The other day, we were visiting my mother. The fair was on, so Mom, Charlie, Lily, and I decided to go. We had a great time, although my feet were barking after 6-7 hours on my feet.
We arrived around 1:30 pm. Our late morning/slash breakfast was catching up to us. Everyone was hungry, and Lily and I were slightly grumpy.
We came for the rides and the exhibits. The rides were closed, but we were hungry. We wandered further into the fairgrounds and came upon a stage. I thought, “Oh, good, live entertainment,” until the person opened their mouth. It was karaoke. Bad karaoke. Someone stuff that person’s mouth so they can’t sing bad. No one did. As a matter of fact, when they finished, the crowd cheered.
After five to ten minutes of this (we were looking for food in the vicinity and the PA system extended its reach), I told everyone we needed to get further away from the strangled cats, er, people singing. (Mind you, these were teens/adults.)
We went to the beer garden, found some shish kebab, and sat down to eat. It was quiet at first. The stage there was empty. I like live music, but the quiet was preferable to the karaoke. Then they started testing the PA system for sound levels for that night’s concert, which happened to be Korn, in the amphitheater adjacent to the beer garden. (Aaaahhh!) But the kicker was this little girl who got up on stage and started to caterwaul.
It was horrid. Combine Korn with an off-key child singing, and you’ve got Hell for me. The little girl was cute, she thought she was good, the crowd clapped for her, her parents beamed with pride, and my mother and I just wanted her to stop.
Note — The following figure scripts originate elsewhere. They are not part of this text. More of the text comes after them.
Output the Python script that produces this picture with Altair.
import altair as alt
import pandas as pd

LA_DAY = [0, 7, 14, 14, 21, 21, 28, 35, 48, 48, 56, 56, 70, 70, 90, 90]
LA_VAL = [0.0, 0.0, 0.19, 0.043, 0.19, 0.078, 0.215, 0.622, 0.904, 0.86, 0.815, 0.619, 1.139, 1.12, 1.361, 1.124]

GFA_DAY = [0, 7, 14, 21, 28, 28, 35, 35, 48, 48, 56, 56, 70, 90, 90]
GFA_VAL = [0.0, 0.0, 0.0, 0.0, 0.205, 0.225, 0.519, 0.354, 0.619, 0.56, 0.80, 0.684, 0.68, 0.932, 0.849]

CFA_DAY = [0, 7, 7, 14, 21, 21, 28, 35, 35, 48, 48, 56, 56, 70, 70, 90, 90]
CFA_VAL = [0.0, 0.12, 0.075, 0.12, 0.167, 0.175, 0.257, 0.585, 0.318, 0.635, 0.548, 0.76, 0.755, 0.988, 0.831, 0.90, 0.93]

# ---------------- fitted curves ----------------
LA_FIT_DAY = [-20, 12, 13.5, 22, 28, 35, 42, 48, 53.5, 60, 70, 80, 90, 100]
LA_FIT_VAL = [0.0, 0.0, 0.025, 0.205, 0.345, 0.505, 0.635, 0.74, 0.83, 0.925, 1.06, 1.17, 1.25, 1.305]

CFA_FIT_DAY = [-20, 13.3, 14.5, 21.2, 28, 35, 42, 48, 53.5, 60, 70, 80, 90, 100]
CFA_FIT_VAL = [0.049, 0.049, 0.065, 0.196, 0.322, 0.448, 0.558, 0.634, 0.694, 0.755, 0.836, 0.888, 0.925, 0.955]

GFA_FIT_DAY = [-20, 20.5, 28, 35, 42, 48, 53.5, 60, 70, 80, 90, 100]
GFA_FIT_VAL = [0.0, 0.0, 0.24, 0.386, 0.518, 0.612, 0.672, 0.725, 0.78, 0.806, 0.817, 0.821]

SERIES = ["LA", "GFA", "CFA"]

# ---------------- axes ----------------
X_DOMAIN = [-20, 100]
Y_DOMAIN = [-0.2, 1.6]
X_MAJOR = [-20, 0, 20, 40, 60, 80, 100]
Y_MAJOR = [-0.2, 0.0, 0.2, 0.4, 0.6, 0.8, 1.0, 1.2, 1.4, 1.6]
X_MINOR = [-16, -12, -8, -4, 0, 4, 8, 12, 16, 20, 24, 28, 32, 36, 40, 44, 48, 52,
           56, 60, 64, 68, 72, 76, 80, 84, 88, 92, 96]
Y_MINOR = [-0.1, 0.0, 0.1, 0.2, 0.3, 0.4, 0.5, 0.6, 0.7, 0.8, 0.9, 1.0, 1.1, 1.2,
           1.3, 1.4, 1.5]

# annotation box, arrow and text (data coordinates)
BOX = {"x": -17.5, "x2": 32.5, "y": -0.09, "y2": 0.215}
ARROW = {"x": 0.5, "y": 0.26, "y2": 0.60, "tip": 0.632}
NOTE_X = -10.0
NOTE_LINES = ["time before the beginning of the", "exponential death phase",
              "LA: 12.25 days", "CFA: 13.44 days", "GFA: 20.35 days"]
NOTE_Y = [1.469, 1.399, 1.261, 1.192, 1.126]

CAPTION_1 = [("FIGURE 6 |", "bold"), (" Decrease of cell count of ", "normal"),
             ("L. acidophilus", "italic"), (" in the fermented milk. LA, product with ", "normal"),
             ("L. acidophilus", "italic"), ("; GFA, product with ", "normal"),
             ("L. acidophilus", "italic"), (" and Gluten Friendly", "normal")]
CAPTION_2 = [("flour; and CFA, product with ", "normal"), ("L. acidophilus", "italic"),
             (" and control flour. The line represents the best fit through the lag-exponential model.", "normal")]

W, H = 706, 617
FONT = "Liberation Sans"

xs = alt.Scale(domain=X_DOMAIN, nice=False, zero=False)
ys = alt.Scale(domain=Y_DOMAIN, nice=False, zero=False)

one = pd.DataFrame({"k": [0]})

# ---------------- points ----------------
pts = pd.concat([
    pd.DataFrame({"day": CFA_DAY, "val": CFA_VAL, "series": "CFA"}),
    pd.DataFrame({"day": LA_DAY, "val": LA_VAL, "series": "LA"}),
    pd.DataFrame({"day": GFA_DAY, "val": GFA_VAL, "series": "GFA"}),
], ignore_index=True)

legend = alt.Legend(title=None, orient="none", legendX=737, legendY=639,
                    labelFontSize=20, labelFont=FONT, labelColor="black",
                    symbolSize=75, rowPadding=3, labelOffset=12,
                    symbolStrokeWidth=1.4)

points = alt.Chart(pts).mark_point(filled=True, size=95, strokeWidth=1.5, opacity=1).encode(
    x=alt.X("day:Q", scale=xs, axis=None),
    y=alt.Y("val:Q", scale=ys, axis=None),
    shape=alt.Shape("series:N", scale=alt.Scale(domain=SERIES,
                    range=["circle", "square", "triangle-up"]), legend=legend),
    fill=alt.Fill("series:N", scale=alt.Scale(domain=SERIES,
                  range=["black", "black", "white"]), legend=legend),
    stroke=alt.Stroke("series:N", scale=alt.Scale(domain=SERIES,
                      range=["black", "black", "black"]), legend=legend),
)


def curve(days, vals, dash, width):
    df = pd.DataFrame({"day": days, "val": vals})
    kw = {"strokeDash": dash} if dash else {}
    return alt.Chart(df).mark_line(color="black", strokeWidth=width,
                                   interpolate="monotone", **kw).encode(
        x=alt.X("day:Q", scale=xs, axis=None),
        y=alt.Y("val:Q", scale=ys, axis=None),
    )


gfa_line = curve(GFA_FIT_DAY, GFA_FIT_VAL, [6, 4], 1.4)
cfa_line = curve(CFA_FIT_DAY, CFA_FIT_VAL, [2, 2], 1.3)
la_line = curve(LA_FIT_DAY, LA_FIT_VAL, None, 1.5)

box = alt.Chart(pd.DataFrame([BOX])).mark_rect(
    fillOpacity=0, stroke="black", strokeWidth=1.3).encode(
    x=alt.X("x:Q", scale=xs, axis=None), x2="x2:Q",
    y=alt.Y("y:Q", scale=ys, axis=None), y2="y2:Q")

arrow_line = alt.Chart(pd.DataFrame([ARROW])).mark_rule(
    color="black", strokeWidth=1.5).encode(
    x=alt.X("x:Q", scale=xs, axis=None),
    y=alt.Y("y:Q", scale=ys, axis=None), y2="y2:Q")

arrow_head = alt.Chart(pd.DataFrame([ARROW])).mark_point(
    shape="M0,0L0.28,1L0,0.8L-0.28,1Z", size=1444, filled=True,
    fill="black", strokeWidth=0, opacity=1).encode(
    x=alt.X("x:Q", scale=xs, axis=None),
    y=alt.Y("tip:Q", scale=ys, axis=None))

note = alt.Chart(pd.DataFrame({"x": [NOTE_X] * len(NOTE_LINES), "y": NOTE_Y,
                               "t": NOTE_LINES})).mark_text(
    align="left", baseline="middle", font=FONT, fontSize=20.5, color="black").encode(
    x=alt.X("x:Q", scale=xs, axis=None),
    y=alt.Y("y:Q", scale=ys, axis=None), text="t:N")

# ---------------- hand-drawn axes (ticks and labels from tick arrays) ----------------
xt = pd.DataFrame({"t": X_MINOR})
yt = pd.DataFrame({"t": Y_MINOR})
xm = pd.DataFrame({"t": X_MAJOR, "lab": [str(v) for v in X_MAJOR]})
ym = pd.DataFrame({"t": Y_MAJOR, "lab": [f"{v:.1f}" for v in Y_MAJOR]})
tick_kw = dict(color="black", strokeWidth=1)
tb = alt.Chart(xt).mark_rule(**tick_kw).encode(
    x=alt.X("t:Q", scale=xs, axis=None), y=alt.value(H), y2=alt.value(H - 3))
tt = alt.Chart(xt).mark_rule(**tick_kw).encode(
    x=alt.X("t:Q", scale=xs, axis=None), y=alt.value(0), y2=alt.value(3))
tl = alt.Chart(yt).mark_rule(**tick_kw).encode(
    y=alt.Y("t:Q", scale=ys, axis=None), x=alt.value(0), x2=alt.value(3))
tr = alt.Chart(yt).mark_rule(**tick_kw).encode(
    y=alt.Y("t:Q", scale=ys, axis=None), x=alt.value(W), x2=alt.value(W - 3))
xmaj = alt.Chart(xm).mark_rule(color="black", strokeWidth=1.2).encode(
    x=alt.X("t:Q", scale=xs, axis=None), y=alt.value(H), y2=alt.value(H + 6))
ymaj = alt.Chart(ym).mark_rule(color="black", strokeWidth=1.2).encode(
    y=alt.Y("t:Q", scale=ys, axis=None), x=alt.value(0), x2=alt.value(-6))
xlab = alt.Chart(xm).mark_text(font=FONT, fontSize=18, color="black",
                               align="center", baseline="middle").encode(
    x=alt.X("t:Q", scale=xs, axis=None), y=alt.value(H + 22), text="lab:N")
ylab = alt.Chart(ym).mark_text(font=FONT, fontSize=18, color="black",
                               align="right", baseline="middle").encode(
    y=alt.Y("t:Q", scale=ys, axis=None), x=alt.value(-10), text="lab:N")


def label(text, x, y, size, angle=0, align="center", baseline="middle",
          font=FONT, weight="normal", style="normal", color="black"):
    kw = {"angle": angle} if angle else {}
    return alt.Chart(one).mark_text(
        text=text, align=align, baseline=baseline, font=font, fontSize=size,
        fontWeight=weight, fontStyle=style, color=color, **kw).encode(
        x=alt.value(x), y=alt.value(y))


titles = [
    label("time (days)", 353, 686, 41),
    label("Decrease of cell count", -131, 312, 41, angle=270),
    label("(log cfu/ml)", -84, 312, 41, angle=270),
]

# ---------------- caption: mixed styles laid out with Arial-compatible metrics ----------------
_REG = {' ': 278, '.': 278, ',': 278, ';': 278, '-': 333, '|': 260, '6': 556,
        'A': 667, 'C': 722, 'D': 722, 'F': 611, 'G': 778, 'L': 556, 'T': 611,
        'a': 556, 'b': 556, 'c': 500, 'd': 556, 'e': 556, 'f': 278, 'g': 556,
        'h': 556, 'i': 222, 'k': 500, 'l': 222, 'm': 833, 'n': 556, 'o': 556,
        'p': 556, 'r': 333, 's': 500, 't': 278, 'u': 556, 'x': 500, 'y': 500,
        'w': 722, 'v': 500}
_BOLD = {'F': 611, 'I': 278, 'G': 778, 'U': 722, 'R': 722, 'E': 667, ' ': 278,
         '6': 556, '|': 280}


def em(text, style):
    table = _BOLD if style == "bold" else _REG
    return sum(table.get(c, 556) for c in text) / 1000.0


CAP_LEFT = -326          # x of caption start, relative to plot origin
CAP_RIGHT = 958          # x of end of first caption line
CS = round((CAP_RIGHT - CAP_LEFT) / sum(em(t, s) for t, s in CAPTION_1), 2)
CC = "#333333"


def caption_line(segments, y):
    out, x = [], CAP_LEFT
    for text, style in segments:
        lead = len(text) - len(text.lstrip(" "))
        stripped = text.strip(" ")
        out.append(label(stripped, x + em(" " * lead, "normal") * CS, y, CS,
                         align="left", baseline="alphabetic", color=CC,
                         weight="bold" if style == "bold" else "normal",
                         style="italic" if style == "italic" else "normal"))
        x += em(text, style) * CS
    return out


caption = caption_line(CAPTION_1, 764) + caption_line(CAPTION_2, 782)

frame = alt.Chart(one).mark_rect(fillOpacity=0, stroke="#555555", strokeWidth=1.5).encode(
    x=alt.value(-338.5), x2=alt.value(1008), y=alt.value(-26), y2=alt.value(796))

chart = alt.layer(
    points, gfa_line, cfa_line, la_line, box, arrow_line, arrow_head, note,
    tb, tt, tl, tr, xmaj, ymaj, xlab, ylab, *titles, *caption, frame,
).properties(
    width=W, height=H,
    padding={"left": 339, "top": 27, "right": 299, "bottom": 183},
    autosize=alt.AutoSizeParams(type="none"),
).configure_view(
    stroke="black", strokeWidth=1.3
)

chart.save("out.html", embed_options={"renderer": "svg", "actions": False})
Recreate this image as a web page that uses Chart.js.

I know, that sounds mean, but cute does not equal talent. That child sang under pitch a good portion of the songs. She needed singing lessons and a lot of them. (Even those may not have helped.) And there were her parents praising her and encouraging her to sing song after inappropriate song. I wanted to strangle someone.
Mom said to me, “Why don’t you go up and sing?”
Me: “I probably wouldn’t sound any better than that girl right now, especially pop music. I won’t put anyone through that.”
You may think I’m mean. Maybe I am. I didn’t say a word to the family, as tempted as I was to encourage them to find her a voice teacher. It was obvious that’s what the child wants to do. That’s fine, but give her the tools to do it.
When I taught music, I encouraged every child to sing and enjoy it regardless of their talent. I’ve always thought that as long as someone isn’t trying to make a living at it, I don’t care that much how good it sounds. I just want them to enjoy themselves. Apparently, that is not true. If someone gets up on stage, inflicts their awful voice on me, thinks they belong on stage, and sings song after painful song, I can’t abide it. If it’s just one and they are obviously out with friends for some fun, I might groan, but it’s okay. They know their abilities and have no illusions. It’s the ones who think they should, but shouldn’t.
All of us have talents. They are not necessarily the talents we want, though. Then, again, perhaps if the girl had a voice teacher like my friend Joysee, she’d learn to really sing.
Talent does not automatically mean success either. It is not always the most talented that make it.
But there is no question that cute does not equal talent.